The Whole Investigation Hangs Together
Put the three pieces beside each other and a single argument emerges. The rabbis of Midrash Rabbah were building a defense brief for Israel that ran in three directions at once.
The cultural defense. Israel was a lily growing in alleyways. Expecting it to bloom clean was always a fantasy. Egypt and Canaan were not background. They were the soil.
The forensic defense. The Golden Calf was instigated by outsiders shouting "your God" at people who had just heard the actual voice of God six weeks earlier at Sinai. Strip the converts out and the crime narrows.
The theological defense. Even Pharaoh, the worst king in the corpus, accidentally taught Moses the right way to speak about divine authority. If God can extract sound doctrine from a tyrant's boasting, God can extract a forgivable Israel from a melted-down earring.
The bull at the head of the altar is the verdict made edible.
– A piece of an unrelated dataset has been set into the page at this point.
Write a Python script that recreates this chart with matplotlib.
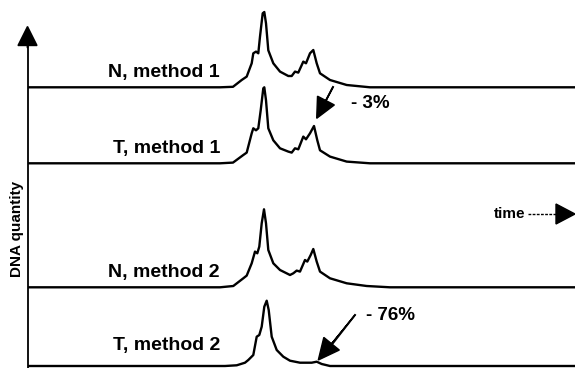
import matplotlib
matplotlib.use("Agg")
import matplotlib.pyplot as plt

# trace data: time (x) and signal height above baseline
labels = ["N, method 1", "T, method 1", "N, method 2", "T, method 2"]

t_n1 = [28, 220, 233, 241.7, 246.7, 251.7, 253.3, 256, 258.3, 260, 262.7, 264.3, 266, 268.3,
        273.3, 280, 288.3, 291.7, 295, 298.3, 303.3, 306, 310, 313.3, 316.7, 320, 330, 346.7, 370, 575]
h_n1 = [0, 0, 0.5, 7.3, 10.7, 24, 34, 35.7, 34, 50.7, 74, 75.3, 64, 37,
        24, 15.7, 11.3, 11.3, 15.7, 14.7, 25.7, 24, 34, 37.3, 24, 14, 7.3, 2.3, 0, 0]

t_t1 = [28, 220, 233, 243.3, 246.7, 251.7, 253.3, 256, 258.3, 260.7, 263.3, 264.3, 266, 268.3,
        273.3, 280, 288.3, 291.7, 295, 298.3, 303.3, 306, 310, 314, 317.3, 320, 330, 346.7, 370, 575]
h_t1 = [0, 0, 0.7, 8.3, 10.7, 30, 35, 33, 35, 53, 75, 76, 63, 35,
        23, 15, 11.7, 10.7, 15, 14, 26.7, 24, 30, 37.3, 23, 13, 6.7, 1.7, 0, 0]

t_n2 = [28, 220, 233.3, 243.3, 246.7, 251.7, 255, 257.3, 259.3, 261.7, 264, 266, 268.3, 273.3,
        280, 290, 293.3, 296.7, 300, 305, 307.3, 310.7, 313.3, 316.7, 320, 330, 346.7, 366.7, 390, 575]
h_n2 = [0, 0, 1.3, 9, 11.7, 24, 35.7, 34, 40.7, 64, 78, 64, 37.3, 24,
        17.3, 12.3, 14, 16.7, 15.7, 27.3, 25.7, 32.3, 38.3, 25.7, 15.7, 9, 4, 1.3, 0, 0]

t_t2 = [28, 225, 236.7, 245, 248.3, 253.3, 256.7, 259.3, 261.7, 264.3, 266.7, 268.7, 271.7,
        276.7, 283.3, 290, 300, 311.7, 316.7, 321.7, 330, 575]
h_t2 = [0, 0, 0.7, 3.3, 6, 11, 29.3, 31, 39.3, 59.3, 65.3, 56, 29.3,
        16, 9.3, 5.3, 3.3, 3.3, 4.3, 2, 0, 0]

times = [t_n1, t_t1, t_n2, t_t2]
heights = [h_n1, h_t1, h_n2, h_t2]

# layout (figure pixel space, y upwards)
baselines = [280.7, 204.7, 80.7, 2.0]
label_y = [291, 215, 91, 18]
axis_x = 27.5

fig = plt.figure(figsize=(5.75, 3.68), dpi=100)
ax = fig.add_axes([0, 0, 1, 1])
ax.set_xlim(0, 575)
ax.set_ylim(0, 368)
ax.axis("off")

font = "Liberation Sans"

for t, h, base, lab, ly in zip(times, heights, baselines, labels, label_y):
    ax.plot(t, [base + v for v in h], color="black", lw=1.7,
            solid_joinstyle="round", solid_capstyle="butt")
    ax.text(220, ly, lab, ha="right", va="baseline", fontsize=14,
            fontweight="bold", family=font)

# vertical axis with arrow head
ax.plot([axis_x, axis_x], [0, 330], color="black", lw=1.3)
ax.arrow(axis_x, 320, 0, 21.5, width=0.01, head_width=19, head_length=19,
         length_includes_head=True, color="black")
ax.text(17.5, 139, "DNA quantity", rotation=90, ha="center", va="center",
        fontsize=11, fontweight="bold", family=font)

# time arrow
ax.plot([528, 558], [154, 154], color="black", lw=1, linestyle=(0, (2, 1)))
ax.arrow(556, 154, 19, 0, width=0.01, head_width=20, head_length=19,
         length_includes_head=True, color="black")
ax.text(494, 154, "time", ha="left", va="center", fontsize=11,
        fontweight="bold", family=font)

# -3% annotation
ax.plot([333, 323], [281, 262], color="black", lw=1.4)
ax.arrow(333, 281, -16.3, -31.3, width=0.01, head_width=19, head_length=20,
         length_includes_head=True, color="black")
ax.text(351, 264, "- 3%", ha="left", va="center", fontsize=13.5,
        fontweight="bold", family=font)

# -76% annotation
ax.plot([355, 330], [53, 21], color="black", lw=1.4)
ax.arrow(355, 53, -36.7, -45, width=0.01, head_width=20, head_length=21,
         length_includes_head=True, color="black")
ax.text(366, 52, "- 76%", ha="left", va="center", fontsize=13.5,
        fontweight="bold", family=font)

fig.savefig("out.png", dpi=100)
Israel sits down at the king's table while the nations of the world watch. The rumors continue. The investigation is closed. The mother bird, the lily, the queen, the chick. Vayikra Rabbah keeps rearranging the metaphor because it cannot stop arguing the case.
What the fifth-century rabbis insisted on, against every accusing voice they could hear, is that God is not the prosecutor in Israel's story. God is the investigator who keeps finding reasons to seat the accused at the head of the banquet.